Mugen is a ferocious, animalistic warrior with a fighting style inspired by break-dancing. Jin is a ronin samurai who wanders the countryside alone. They may not be friends, but their paths continually cross. And when ditzy waitress Fuu gets them out of hot water with the local magistrate, they agree to join her search for the samurai who smells like sunflowers.

Setting[]

Samurai Champloo employs a blend of historical Edo period backdrops with modern styles and references. The series relies on factual events of Edo-era Japan, such as: the Shimabara Rebellion, Dutch exclusivity in an era in which an edict restricted Japanese foreign relations, and Ukiyo-e paintings. However, fictionalized versions of real-life Edo personalities like Mariya Enshirou and Minamoto Musashi were also featured. The exact placement within world history is questionable and is likely somewhat distorted by artistic license.

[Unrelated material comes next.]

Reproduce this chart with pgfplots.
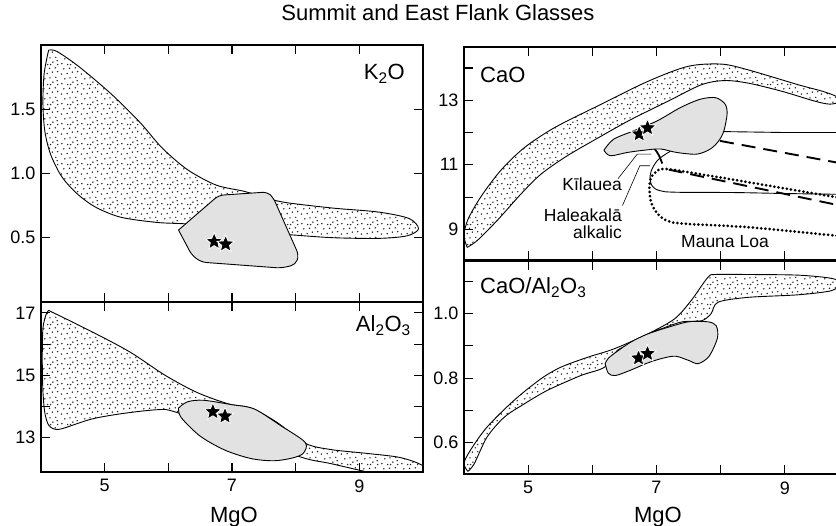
\documentclass[border=0pt]{standalone}
\usepackage{fontspec}
\setmainfont{Liberation Sans}
\usepackage{pgfplots}
\pgfplotsset{compat=1.18}
\usetikzlibrary{patterns.meta}

\tikzdeclarepattern{
  name=stipple,
  bottom left={(0pt,0pt)},
  top right={(20pt,20pt)},
  tile size={(20pt,20pt)},
  code={
    \foreach \x/\y in {2/2.5,8/1.5,13.5/4,18.5/1.5,5/7.5,10.5/8.5,16.5/9,1.5/12.5,7.5/13,13/14.5,18.5/15,4/18,10/18.5,16/19,11/1.5,18/5.5}{
      \fill (\x pt,\y pt) circle (0.85pt);
    }
  }
}

\pgfdeclareplotmark{fivestar}{%
  \pgfpathmoveto{\pgfpointpolar{90}{\pgfplotmarksize}}%
  \pgfpathlineto{\pgfpointpolar{126}{0.45\pgfplotmarksize}}%
  \pgfpathlineto{\pgfpointpolar{162}{\pgfplotmarksize}}%
  \pgfpathlineto{\pgfpointpolar{198}{0.45\pgfplotmarksize}}%
  \pgfpathlineto{\pgfpointpolar{234}{\pgfplotmarksize}}%
  \pgfpathlineto{\pgfpointpolar{270}{0.45\pgfplotmarksize}}%
  \pgfpathlineto{\pgfpointpolar{306}{\pgfplotmarksize}}%
  \pgfpathlineto{\pgfpointpolar{342}{0.45\pgfplotmarksize}}%
  \pgfpathlineto{\pgfpointpolar{18}{\pgfplotmarksize}}%
  \pgfpathlineto{\pgfpointpolar{54}{0.45\pgfplotmarksize}}%
  \pgfpathclose
  \pgfusepathqfillstroke
}

\definecolor{fieldgray}{RGB}{226,226,226}

\pgfplotsset{
  panel/.style={
    scale only axis, anchor=south west, xmin=4, xmax=10,
    xtick={5,6,7,8,9}, xticklabels={},
    tick align=inside, major tick length=9pt,
    axis line style={line width=1.1pt},
    major tick style={line width=1.1pt, black},
    tick label style={font=\fontsize{18}{20}\selectfont},
    yticklabel style={xshift=-2pt},
    xticklabel style={yshift=-4pt},
    axis on top,
  },
  stip/.style={draw=black, line width=0.9pt, pattern=stipple, pattern color=black!85, smooth, tension=0.5},
  grayf/.style={draw=black, line width=0.9pt, fill=fieldgray},
  stars/.style={only marks, mark=fivestar, mark size=9pt, mark options={fill=black, draw=white, line width=0.8pt}},
}

\begin{document}
\begin{tikzpicture}
% ---------------- K2O ----------------
\begin{axis}[panel, at={(41pt,224pt)}, width=382pt, height=257pt,
  ymin=0, ymax=2.0, ytick={0.5,1.0,1.5}, yticklabels={0.5,1.0,1.5}]
\addplot[stip] coordinates {
 (4.12,1.96) (4.05,1.78) (4.03,1.55) (4.06,1.33) (4.15,1.15) (4.32,0.98) (4.55,0.85)
 (4.85,0.74) (5.25,0.66) (5.8,0.62) (6.2,0.61) (6.6,0.60) (7.0,0.57) (7.5,0.54)
 (8.0,0.52) (8.6,0.50) (9.3,0.495) (9.75,0.515) (9.93,0.57) (9.78,0.65) (9.3,0.70)
 (8.6,0.73) (7.9,0.77) (7.6,0.80) (7.2,0.86) (6.75,0.91) (6.3,1.03) (5.9,1.2)
 (5.55,1.40) (5.1,1.62) (4.6,1.83) (4.25,1.95) (4.12,1.96)};
\addplot[grayf, rounded corners=5pt] coordinates {
 (6.16,0.56) (6.79,0.83) (7.56,0.856) (7.65,0.81) (8.05,0.364) (8.0,0.29)
 (7.77,0.264) (6.52,0.31) (6.37,0.364) (6.16,0.56)};
\addplot[stars] coordinates {(6.72,0.47) (6.90,0.45)};
\end{axis}
% ---------------- Al2O3 ----------------
\begin{axis}[panel, at={(41pt,54pt)}, width=382pt, height=170pt,
  ymin=11.9, ymax=17.35, ytick={13,14,15,16,17}, yticklabels={13,,15,,17},
  xticklabels={5,,7,,9}]
\addplot[stip] coordinates {
 (4.12,17.08) (4.6,16.6) (5.1,16.08) (5.45,15.68) (5.95,15.0) (6.45,14.45)
 (6.95,14.08) (7.3,13.95) (7.7,13.5) (8.15,12.82) (8.55,12.62) (9.1,12.5)
 (9.6,12.38) (9.9,12.2) (10.1,11.95) (10.1,11.6) (9.3,11.83) (8.55,12.17)
 (8.08,12.38) (7.0,13.2) (6.1,13.83) (5.85,13.9) (5.3,13.78) (4.8,13.6)
 (4.35,13.3) (4.22,13.27) (4.12,13.4) (4.06,13.8) (4.03,14.5) (4.02,15.5)
 (4.03,16.5) (4.08,16.95) (4.12,17.08)};
\addplot[grayf, smooth, tension=0.5] coordinates {
 (6.16,13.95) (6.3,14.15) (6.55,14.2) (6.99,14.06) (7.35,13.92) (7.77,13.38)
 (8.15,12.85) (8.12,12.5) (7.95,12.35) (7.66,12.26) (7.3,12.33) (6.89,12.6)
 (6.5,13.05) (6.2,13.65) (6.16,13.95)};
\addplot[stars] coordinates {(6.70,13.83) (6.89,13.69)};
\end{axis}
% ---------------- CaO ----------------
\begin{axis}[panel, at={(464pt,266pt)}, width=385pt, height=213pt,
  ymin=8.05, ymax=14.65, ytick={9,10,11,12,13,14}, yticklabels={9,,11,,13,}]
\addplot[stip] coordinates {
 (4.05,8.44) (4.0,8.8) (4.06,9.3) (4.26,10.0) (4.57,10.82) (4.94,11.53) (5.41,12.15)
 (6.08,12.82) (6.86,13.58) (7.49,14.05) (8.01,14.12) (8.43,13.94) (9.21,13.48)
 (9.6,13.27) (9.82,13.1) (9.85,12.95) (9.7,12.88) (9.47,12.97) (8.95,13.28)
 (8.43,13.53) (8.06,13.61) (7.70,13.48) (7.18,12.97) (6.60,12.4) (6.14,11.89)
 (5.61,11.28) (5.2,10.71) (4.89,10.1) (4.52,9.28) (4.21,8.66) (4.05,8.44)};
% Haleakala alkalic field (solid)
\addplot[black, line width=0.9pt] coordinates {(8.0,12.03) (9.0,12.0) (10,12.0)};
\addplot[black, line width=0.9pt, smooth, tension=0.6] coordinates {
 (7.24,11.45) (7.05,11.2) (6.95,10.95) (6.90,10.66) (6.93,10.35) (7.05,10.2)
 (7.3,10.15) (8.2,10.14) (9.0,10.11) (10,10.08)};
% dashed field
\addplot[black, line width=1.8pt, smooth] coordinates {(6.94,11.58) (7.03,11.32) (7.09,11.04)};
\addplot[black, line width=1.9pt, dash pattern=on 14pt off 8pt] coordinates {(7.19,10.85) (10,9.68)};
\addplot[black, line width=1.9pt, dash pattern=on 14pt off 8pt] coordinates {(7.99,11.74) (10,11.0)};
% Mauna Loa (dotted)
\addplot[black, line width=3pt, line cap=round, dash pattern=on 0pt off 4.2pt, smooth, tension=0.6] coordinates {
 (10,9.95) (9.76,10.01) (8.46,10.45) (7.68,10.71) (7.14,10.87) (6.98,10.76)
 (6.90,10.5) (6.90,9.99) (6.98,9.58) (7.16,9.27) (7.47,9.17) (8.46,9.06)
 (9.77,8.81) (10,8.77)};
% Kilauea field
\addplot[grayf, smooth, tension=0.5] coordinates {
 (6.18,11.45) (6.33,11.79) (6.64,12.05) (7.01,12.36) (7.37,12.77) (7.68,13.03)
 (7.92,13.08) (8.07,12.88) (8.10,12.57) (8.05,12.05) (7.97,11.74) (7.84,11.49)
 (7.63,11.33) (7.32,11.38) (7.06,11.49) (6.80,11.45) (6.54,11.38) (6.28,11.28)
 (6.18,11.45)};
\addplot[stars] coordinates {(6.73,11.95) (6.86,12.14)};
% leader lines
\draw[line width=0.6pt] (axis cs:6.40,10.57) -- (axis cs:6.70,11.33) -- (axis cs:6.92,11.33);
\draw[line width=0.6pt] (axis cs:6.47,9.74) -- (axis cs:6.74,10.97) -- (axis cs:6.90,10.97);
\end{axis}
% ---------------- CaO/Al2O3 ----------------
\begin{axis}[panel, at={(464pt,52pt)}, width=385pt, height=213pt,
  ymin=0.502, ymax=1.164, ytick={0.6,0.7,0.8,0.9,1.0,1.1}, yticklabels={0.6,,0.8,,1.0,},
  xticklabels={5,,7,,9}]
\addplot[stip] coordinates {
 (4.06,0.51) (4.0,0.535) (4.1,0.576) (4.36,0.648) (4.78,0.731) (5.2,0.798)
 (5.51,0.834) (5.93,0.865) (6.34,0.891) (6.86,0.937) (7.28,0.984) (7.54,1.041)
 (7.80,1.113) (7.92,1.122) (8.43,1.122) (9.21,1.12) (9.73,1.11) (9.86,1.095)
 (9.73,1.072) (9.21,1.059) (8.43,1.051) (7.96,1.036) (7.85,1.0) (7.70,0.978)
 (7.4,0.975) (7.1,0.955) (6.8,0.93) (6.6,0.906) (6.39,0.886) (6.19,0.834)
 (5.82,0.808) (5.30,0.762) (4.94,0.720) (4.63,0.679) (4.36,0.617) (4.16,0.534)
 (4.06,0.51)};
\addplot[grayf, smooth, tension=0.5] coordinates {
 (6.2,0.845) (6.25,0.815) (6.36,0.808) (6.6,0.825) (6.86,0.847) (7.1,0.862)
 (7.3,0.868) (7.5,0.855) (7.65,0.845) (7.82,0.868) (7.95,0.925) (7.93,0.963)
 (7.8,0.975) (7.5,0.975) (7.18,0.958) (6.86,0.937) (6.6,0.912) (6.4,0.885)
 (6.25,0.862) (6.2,0.845)};
\addplot[stars] coordinates {(6.72,0.862) (6.86,0.876)};
\end{axis}
% ---------------- texts ----------------
\node[anchor=base, font=\fontsize{22}{24}\selectfont] at (438pt,505pt) {Summit and East Flank Glasses};
\node[anchor=base, font=\fontsize{22}{24}\selectfont] at (234pt,3.5pt) {MgO};
\node[anchor=base, font=\fontsize{22}{24}\selectfont] at (658pt,3.5pt) {MgO};
\node[anchor=base east, font=\fontsize{22}{24}\selectfont, inner sep=0pt] at (405pt,446pt) {K\textsubscript{2}O};
\node[anchor=base east, font=\fontsize{22}{24}\selectfont, inner sep=0pt] at (411pt,194pt) {Al\textsubscript{2}O\textsubscript{3}};
\node[anchor=base west, font=\fontsize{22}{24}\selectfont, inner sep=0pt] at (480pt,443pt) {CaO};
\node[anchor=base west, font=\fontsize{22}{24}\selectfont, inner sep=0pt] at (480pt,232pt) {CaO/Al\textsubscript{2}O\textsubscript{3}};
\node[anchor=base east, font=\fontsize{17.5}{19}\selectfont, inner sep=0pt] at (622pt,335pt) {Kīlauea};
\node[anchor=base east, font=\fontsize{17.5}{19}\selectfont, inner sep=0pt] at (622pt,304.5pt) {Haleakalā};
\node[anchor=base east, font=\fontsize{17.5}{19}\selectfont, inner sep=0pt] at (622pt,287pt) {alkalic};
\node[anchor=base west, font=\fontsize{17.5}{19}\selectfont, inner sep=0pt] at (681pt,278pt) {Mauna Loa};
\pgfresetboundingbox
\path[use as bounding box] (0pt,0pt) rectangle (836pt,526pt);
\end{tikzpicture}
\end{document}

For instance, the appearance of a six shooter in the episode of "Misguided Miscreants Part I" suggests that the story takes place after 1814, which is when that style of weapon was first invented, yet in the episode "Stranger Searching" it is explicitly stated that trade relations between Japan and the Dutch East India Company exist, the latter of which went defunct in 1798. Also, the samurai who smells of sunflowers is said to have taken part in the Shimabara Rebellion, which historically occurred between 1637 and 1638. Also incorporated within the series are signature elements of modernity, especially hip hop culture, such as rapping, bandits behaving like "gangstas," censorship bleeps replaced with record scratching, and much of Mugen's character design.

Characters[]

  • Mugen: A brash vagabond from the penal colony Ryukyu Islands, Mugen is a 19-year-old wanderer with a wildly unconventional fighting style. Rude, lewd, vulgar, conceited, temperamental and psychotic, he is something of an antihero. He is fond of fighting and has a tendency to pick fights for petty reasons. It is implied in a few episodes that he is also a womanizer, with his libido sometimes getting the better of him. He wears metal-soled geta and carries an exotic sword on his back. In Japanese, the word mugen means "infinite" (literally, "without limit" or "limitless"). He was a former pirate. In the title cards, his totem is the rooster
  • Jin: Jin is a 20-year-old reserved rōnin who carries himself in the conventionally stoic manner of a samurai of the Tokugawa era. Using his waist-strung daishō, he fights in the traditional kenjutsu style of a samurai trained in a prominent, sanctioned dojo. He is pursued by several members of his dojo as he had killed their master in self-defense. He wears glasses, an available but uncommon accessory in Edo-era Japan. Spectacles, called "Dutch glass merchandise" ("Oranda gyoku shinajina" in Japanese) at the time, were imported from the Netherlands early in the Tokugawa period and became more widely available as the 17th century progressed. His pair of glasses is purely ornamental, as Mugen later found out after getting a chance to peer through them. Although pictured in advertisements as smoking a kiseru, he was never depicted with one in the series. In the title cards his totem is a koi fish. He is named after one of the seven virtues of the samurai in Bushido, "Jin" (Benevolence).
  • Fuu: A spirited 15-year-old girl, Fuu asks Mugen and Jin to help her find a sparsely described man she calls "the samurai who smells of sunflowers". Her father left her and her mother for an unknown reason. Without her father around to support them, Fuu and her mother led a difficult life until her mother died of illness. After a not-so-successful stint as a teahouse waitress/dancer she saves Mugen and Jin from execution and recruits them as her bodyguards. A flying squirrel named "Momo" (short for momonga, "flying squirrel") accompanies her, inhabiting her kimono and frequently leaping out to her rescue. Her name, Fuu, is the character for "wind".